> _WRITTEN EXERCISE_: Scan the records for the word "image". Copy each line that includes it.

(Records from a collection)
^^^^^^^^

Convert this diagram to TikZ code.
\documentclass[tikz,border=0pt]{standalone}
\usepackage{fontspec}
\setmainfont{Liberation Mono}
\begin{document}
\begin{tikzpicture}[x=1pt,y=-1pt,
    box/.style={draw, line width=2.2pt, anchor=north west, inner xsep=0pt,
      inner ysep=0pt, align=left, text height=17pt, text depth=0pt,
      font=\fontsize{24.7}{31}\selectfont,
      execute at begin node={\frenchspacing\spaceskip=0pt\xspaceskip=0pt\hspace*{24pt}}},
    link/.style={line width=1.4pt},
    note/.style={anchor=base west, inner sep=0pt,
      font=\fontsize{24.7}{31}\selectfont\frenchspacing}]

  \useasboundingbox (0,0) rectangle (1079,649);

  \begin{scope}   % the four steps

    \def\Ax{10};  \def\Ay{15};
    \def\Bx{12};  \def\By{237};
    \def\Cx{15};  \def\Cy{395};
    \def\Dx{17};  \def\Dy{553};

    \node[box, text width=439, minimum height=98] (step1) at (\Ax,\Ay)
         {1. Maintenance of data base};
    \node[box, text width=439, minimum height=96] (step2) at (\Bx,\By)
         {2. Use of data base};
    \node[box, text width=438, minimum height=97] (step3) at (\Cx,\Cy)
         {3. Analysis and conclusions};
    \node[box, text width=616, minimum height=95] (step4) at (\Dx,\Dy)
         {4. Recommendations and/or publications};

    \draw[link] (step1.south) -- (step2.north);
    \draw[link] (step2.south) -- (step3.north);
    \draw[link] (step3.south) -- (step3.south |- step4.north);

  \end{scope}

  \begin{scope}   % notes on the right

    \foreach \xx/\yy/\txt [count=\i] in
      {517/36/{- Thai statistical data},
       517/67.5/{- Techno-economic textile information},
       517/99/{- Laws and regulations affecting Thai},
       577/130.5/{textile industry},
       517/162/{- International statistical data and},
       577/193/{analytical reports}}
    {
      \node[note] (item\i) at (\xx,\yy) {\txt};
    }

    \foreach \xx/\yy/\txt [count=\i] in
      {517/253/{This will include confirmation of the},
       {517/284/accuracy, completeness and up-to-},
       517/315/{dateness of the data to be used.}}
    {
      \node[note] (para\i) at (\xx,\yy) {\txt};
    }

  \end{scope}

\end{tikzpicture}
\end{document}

^^^^^^^^

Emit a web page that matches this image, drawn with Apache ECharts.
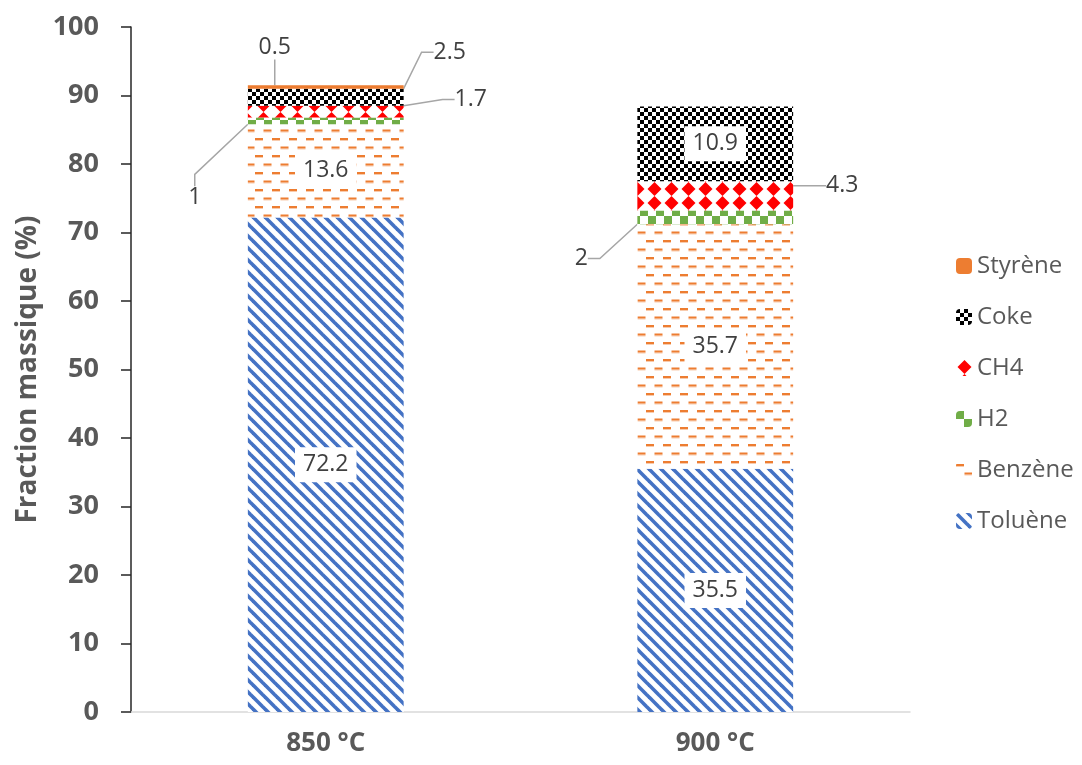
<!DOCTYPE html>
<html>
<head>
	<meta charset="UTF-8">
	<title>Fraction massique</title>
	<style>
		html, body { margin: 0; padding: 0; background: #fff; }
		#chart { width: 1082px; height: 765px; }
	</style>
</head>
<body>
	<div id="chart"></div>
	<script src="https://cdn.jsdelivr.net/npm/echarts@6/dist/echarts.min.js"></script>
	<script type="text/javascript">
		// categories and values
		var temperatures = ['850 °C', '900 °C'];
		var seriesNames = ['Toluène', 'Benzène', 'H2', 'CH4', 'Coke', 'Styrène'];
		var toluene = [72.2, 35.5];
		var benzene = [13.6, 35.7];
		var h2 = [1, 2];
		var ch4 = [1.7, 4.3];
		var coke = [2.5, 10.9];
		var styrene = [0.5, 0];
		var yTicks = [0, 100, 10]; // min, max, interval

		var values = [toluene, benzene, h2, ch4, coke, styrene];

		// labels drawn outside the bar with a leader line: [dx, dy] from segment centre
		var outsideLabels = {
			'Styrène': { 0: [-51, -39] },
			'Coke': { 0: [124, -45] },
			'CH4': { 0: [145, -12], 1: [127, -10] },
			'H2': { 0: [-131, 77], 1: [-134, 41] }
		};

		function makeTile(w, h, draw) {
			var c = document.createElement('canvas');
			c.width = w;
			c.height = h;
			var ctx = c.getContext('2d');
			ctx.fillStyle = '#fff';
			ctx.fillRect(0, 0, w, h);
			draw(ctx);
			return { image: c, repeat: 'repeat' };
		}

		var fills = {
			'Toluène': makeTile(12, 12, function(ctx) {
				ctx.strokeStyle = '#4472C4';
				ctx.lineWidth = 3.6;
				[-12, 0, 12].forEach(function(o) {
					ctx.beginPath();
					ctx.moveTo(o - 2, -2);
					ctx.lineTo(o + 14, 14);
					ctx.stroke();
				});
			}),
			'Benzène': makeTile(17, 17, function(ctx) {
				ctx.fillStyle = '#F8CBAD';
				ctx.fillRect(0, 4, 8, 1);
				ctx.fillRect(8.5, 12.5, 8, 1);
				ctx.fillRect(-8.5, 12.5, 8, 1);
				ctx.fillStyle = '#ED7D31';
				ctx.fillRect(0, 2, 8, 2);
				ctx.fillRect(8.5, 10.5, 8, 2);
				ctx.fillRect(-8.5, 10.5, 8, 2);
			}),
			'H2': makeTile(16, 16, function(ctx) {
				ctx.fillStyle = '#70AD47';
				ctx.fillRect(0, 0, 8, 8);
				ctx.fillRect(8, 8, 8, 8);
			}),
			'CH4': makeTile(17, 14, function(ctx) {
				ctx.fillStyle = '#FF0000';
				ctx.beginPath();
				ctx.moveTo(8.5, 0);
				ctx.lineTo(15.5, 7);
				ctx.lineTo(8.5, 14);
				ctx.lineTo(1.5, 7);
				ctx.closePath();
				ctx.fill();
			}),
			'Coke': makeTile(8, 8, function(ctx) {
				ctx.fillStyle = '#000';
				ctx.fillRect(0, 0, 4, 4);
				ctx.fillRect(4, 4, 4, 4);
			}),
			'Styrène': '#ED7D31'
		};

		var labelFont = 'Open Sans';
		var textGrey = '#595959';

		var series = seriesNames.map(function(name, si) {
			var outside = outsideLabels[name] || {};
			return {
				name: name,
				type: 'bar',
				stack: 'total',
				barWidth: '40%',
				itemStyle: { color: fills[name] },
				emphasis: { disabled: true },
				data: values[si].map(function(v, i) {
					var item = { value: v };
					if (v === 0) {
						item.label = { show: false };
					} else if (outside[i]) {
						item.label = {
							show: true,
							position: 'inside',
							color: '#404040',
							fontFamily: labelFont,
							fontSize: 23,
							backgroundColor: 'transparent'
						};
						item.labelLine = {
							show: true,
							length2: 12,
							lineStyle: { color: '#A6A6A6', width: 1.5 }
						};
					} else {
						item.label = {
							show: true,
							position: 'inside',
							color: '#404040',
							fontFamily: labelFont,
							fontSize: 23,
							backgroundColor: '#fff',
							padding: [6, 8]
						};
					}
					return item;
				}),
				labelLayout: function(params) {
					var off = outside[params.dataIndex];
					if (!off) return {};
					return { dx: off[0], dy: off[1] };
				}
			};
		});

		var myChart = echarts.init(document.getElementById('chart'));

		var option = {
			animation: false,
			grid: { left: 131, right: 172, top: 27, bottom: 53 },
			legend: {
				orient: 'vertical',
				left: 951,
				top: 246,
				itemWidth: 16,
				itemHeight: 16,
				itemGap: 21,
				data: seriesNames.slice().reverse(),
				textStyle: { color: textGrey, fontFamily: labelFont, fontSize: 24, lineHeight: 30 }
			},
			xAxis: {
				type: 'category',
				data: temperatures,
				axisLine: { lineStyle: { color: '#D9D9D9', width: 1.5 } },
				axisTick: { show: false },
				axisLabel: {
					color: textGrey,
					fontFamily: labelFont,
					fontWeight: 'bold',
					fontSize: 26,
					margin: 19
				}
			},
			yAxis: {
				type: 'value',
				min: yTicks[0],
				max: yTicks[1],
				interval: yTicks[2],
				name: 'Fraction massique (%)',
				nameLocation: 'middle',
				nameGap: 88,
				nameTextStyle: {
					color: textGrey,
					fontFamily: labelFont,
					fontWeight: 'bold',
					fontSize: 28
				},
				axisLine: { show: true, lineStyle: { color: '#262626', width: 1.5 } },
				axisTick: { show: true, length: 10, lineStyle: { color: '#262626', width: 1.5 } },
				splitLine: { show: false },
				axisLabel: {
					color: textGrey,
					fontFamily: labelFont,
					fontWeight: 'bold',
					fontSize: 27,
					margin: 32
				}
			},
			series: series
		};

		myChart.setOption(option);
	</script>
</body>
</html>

^^^^^^^^

> _TASK RESPONSE_:
Emit a web page that matches this image, drawn with Apache ECharts.
			return { image: c, repeat: 'repeat' };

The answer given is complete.